Rant off – I feel better now, too.
I was hoping some of the “key observations” in the Carnegie Report would get some strong reactions, David, so thanks for the comment. Much of the report is seems very smug, indeed, as you point out.
My essential guide to understanding legal education is Glanville Williams, “Learning the Law” (Sweet & Maxwell), now in its 13th edition. It is very practical about the process. It includes an excellent short bibliography on general legal reading, including a section on “Jurisprudence, logic, philosophy, and ecomonics” in which the author/editor states that “from time to time judges . . . tell us that logic is not compulsive in legal reasoning. In this they merely betray a lack of understanding of what logic is.” He then refers to an excellent little book by Robert H. Thouless, “Straight and Crooked Thinking”, now out-of-print, but worth looking at if you can get a copy.
Neil,
One question the writers of “legal eduction” studies might ask – perhaps they have, I’ve never bothered to look – is “what does it tell us about law as a discipline that so many people who claim they’re no good at math, sciences, philosophy, logic etc. (and whose transcripts show it), manage to get into law school and then do reasonably well”?
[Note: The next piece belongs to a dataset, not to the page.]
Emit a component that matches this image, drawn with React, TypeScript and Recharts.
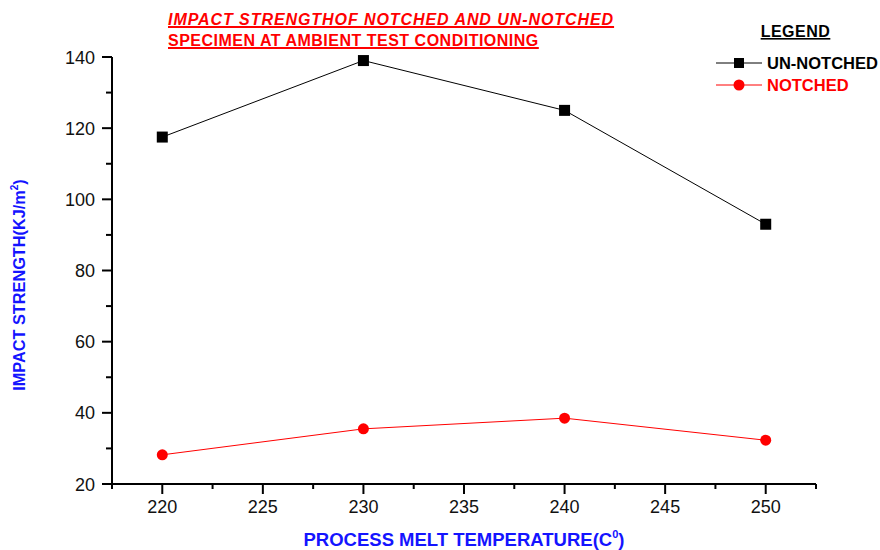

It seems to me that there are at least two answers, which may overlap somewhat.
One is that most law professors are very able at teaching the casuistic (in its original, not pejorative, meaning) process which is legal analysis (and many other types of logical analysis) which process, for whatever reason, the students’ undergraduate professors weren’t able to adequately explain. If so, the the Carnegie Report is right. “This is an accomplishment of the first order that deserves serious consideration from educators of aspirants to other professional fields.”
The other answer is that law is just easier than whatever it was these students couldn’t handle. (So much for the myth of the learned profession.) I suppose it is, if one can go to court and get away with this stuff like this:
http://canlii.org/ab/cas/abqb/2006/2006abqb22.html
Skip to paragraph 42 of the reasons, then glance back up through the case.